Psalm 109:1-7; 1 Samuel 14:41-15:23; John 2:12-25

Psalm 109:1-7: The first line of this David psalm of supplication tells us that God is silent: “God of my praise, do not be silent.” but that all around him those who conspire against him are voluble: “For the wicked’s mouth, the mouth of deceit, / has opened against me, / they spoke to me with lying tongue. /And words of hatred swarmed round me—” (1,2) Once again we are reminded that words are potent agents of evil. “Mouth of deceit,” “lying tongue,” “words of hatred.” These phrases characterize our time as well, especially in this age of social media where evil words have bullied some to suicide.

Language is God’s great gift, one that separates us from all other creatures. We can use them for good or for ill. Alas, we seem far more skilled on their negative power than on the good that words can help create.

The psalm then goes on to describe evil as transactional, almost the coin of the realm: “And they offer me evil in return for good / and hatred in return for my love:” (4). whence our saying in less poetic language, ‘No good deed goes unpunished.’ This is the inverse of the Golden Rule: the psalmist is saying, ‘treat others with kindness and they return evil and hatred.’

These verses force us to accept that evil often seems to have the upper hand, and that even justice and prayer are ruined: “When he is judged, let him come out guilty, / and his prayer be an offense.” (6) Recent events such as the Hobby Lobby court case seem to prove how true this still is: many in this country may speak blithely of “religious freedom,” but their animus tending to hatred against religious practice lies only millimeters below the surface. We should not be surprised. We may think we are “more civilized and more caring” than this 2500-year old culture, but we deceive ourselves. Wickedness remains unaltered within the human heart.

1 Samuel 14:41-15:23: Saul, realizing his hasty and arbitrary vow to kill anyone who ate food before the battle has come back to haunt him, casts lots to determine if Israel as a nation or Saul and Jonathan are the ones to be punished. The lot is cast between father and son, and Jonathan is indicted. But before Saul can carry out the punishment, which it appears he was fully prepared to do, the people intervene, saying “Shall Jonathan die, who has accomplished this great victory in Israel? Far from it! As the Lord lives, not one hair of his head shall fall to the ground; for he has worked with God today.” (14:45) And Jonathan is saved by the collective wisdom of the people. Proof that those who are led can demand wise leadership when they see gross injustice.

The author does not say if the people felt regret that day at having chosen to be ruled by a king such as Saul, but I think we can safely say they were having second thoughts.

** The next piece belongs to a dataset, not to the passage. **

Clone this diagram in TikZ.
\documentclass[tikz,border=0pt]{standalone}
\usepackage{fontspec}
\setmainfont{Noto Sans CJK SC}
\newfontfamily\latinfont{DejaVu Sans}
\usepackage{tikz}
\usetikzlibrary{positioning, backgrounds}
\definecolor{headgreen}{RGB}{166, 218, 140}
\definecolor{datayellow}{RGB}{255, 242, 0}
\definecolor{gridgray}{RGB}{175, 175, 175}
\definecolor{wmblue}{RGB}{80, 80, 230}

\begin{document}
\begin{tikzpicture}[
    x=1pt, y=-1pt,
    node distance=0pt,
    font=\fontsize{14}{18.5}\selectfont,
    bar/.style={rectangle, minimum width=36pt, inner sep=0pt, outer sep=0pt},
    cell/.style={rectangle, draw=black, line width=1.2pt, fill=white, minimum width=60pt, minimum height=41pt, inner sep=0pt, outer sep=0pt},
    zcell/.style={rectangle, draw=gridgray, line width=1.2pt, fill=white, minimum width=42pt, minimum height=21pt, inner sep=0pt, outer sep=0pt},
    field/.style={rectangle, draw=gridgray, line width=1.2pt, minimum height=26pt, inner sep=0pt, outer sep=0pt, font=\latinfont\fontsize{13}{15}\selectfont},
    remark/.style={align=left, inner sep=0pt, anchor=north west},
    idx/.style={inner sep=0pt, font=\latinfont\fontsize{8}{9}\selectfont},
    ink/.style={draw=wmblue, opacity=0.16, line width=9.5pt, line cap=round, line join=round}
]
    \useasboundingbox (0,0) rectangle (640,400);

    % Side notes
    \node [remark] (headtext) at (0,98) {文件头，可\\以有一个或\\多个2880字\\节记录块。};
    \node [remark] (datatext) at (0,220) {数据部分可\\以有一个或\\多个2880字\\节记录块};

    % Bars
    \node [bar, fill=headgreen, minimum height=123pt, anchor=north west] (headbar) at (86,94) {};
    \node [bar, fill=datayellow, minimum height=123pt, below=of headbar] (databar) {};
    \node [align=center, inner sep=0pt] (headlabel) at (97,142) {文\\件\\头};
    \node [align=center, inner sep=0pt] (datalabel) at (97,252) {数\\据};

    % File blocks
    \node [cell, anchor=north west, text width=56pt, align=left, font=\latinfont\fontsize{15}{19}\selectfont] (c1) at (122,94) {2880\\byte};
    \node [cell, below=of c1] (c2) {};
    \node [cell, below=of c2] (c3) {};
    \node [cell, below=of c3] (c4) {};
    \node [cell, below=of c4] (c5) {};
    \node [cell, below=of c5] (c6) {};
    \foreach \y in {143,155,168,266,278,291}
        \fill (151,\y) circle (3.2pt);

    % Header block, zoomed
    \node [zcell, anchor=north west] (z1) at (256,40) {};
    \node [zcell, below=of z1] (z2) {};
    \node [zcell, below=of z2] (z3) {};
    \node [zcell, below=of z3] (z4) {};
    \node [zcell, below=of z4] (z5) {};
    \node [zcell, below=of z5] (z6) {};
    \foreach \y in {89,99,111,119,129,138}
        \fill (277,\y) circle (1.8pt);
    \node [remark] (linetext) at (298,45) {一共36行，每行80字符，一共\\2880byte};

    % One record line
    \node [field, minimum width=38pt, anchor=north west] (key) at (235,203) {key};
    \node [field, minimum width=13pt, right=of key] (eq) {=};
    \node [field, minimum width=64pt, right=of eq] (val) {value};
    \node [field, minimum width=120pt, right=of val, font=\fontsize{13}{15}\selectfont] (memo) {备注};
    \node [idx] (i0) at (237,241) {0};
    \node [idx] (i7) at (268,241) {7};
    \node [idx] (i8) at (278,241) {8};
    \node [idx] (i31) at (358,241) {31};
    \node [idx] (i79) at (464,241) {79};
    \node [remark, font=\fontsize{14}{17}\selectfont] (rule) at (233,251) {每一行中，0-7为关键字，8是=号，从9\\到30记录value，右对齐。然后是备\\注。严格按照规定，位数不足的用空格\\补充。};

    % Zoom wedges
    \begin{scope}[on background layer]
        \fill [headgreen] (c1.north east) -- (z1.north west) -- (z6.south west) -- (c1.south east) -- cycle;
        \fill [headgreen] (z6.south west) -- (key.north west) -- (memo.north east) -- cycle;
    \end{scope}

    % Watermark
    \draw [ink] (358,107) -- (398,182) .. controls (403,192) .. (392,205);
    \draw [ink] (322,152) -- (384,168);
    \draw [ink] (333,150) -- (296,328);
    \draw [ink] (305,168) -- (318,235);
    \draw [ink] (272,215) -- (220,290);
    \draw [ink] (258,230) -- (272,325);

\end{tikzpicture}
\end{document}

Saul continues to be the warrior-king, but “the word of the Lord came to Samuel:  “I regret that I made Saul king, for he has turned back from following me, and has not carried out my commands.” (15:11). So, is God admitting that He made a mistake? The next verse says, “Samuel was angry; and he cried out to the Lord all night.” Is Samuel angry at God or at himself? I think the old judge was angry at God. And perhaps at himself as well for having perhaps wrongly concluded that the tallest guy in the room was therefore qualified to be king.

In any event, God’s favor no longer looks on Saul. And Samuel can point to Saul’s latest military adventure against the Amalekites, telling Saul, “Why then did you not obey the voice of the Lord? Why did you swoop down on the spoil, and do what was evil in the sight of the Lord?” (15:19) Again, Saul has put his own interests above God, and perhaps worse, he has again shown poor judgement, preferring to take the spoils rather than obey God. Of course the question for us is, how often do we “swoop down” for the spoils rather than following God’s commands?

John 2:12-25: So why does John place Jesus’ cleansing of the Temple at Jerusalem as well as Jesus’ prophecy about himself,“Destroy this temple, and in three days I will raise it up.” (19) (which John makes clear that Jesus is talking about himself) so early in Jesus’ ministry when the Synoptics place the event at the end during the Passion week?  I think it’s because John is not interested in laying out a chronological story as much as he wants to make Jesus’ Lordship clear from the very beginning.  He has already told us quite clearly that Jesus is the Word that comes from God and is God. there is no need to build tension about revealing who Jesus is.

The Temple cleansing scene comes early, I think, because John wants to make it perfectly clear that Jesus stands in total opposition to the prevailing religious practices. Jesus is going about a project that is so radical, so new, so unexpected that everything that exists must be swept away.

We have done an awfully good job of domesticating Jesus into a “good teacher” and all around nice guy who goes around healing people. That’s not John’s Jesus. His Jesus is a revolutionary who upsets the establishment’s applecart at the very beginning. We would do well to reflect on the revolutionary Jesus.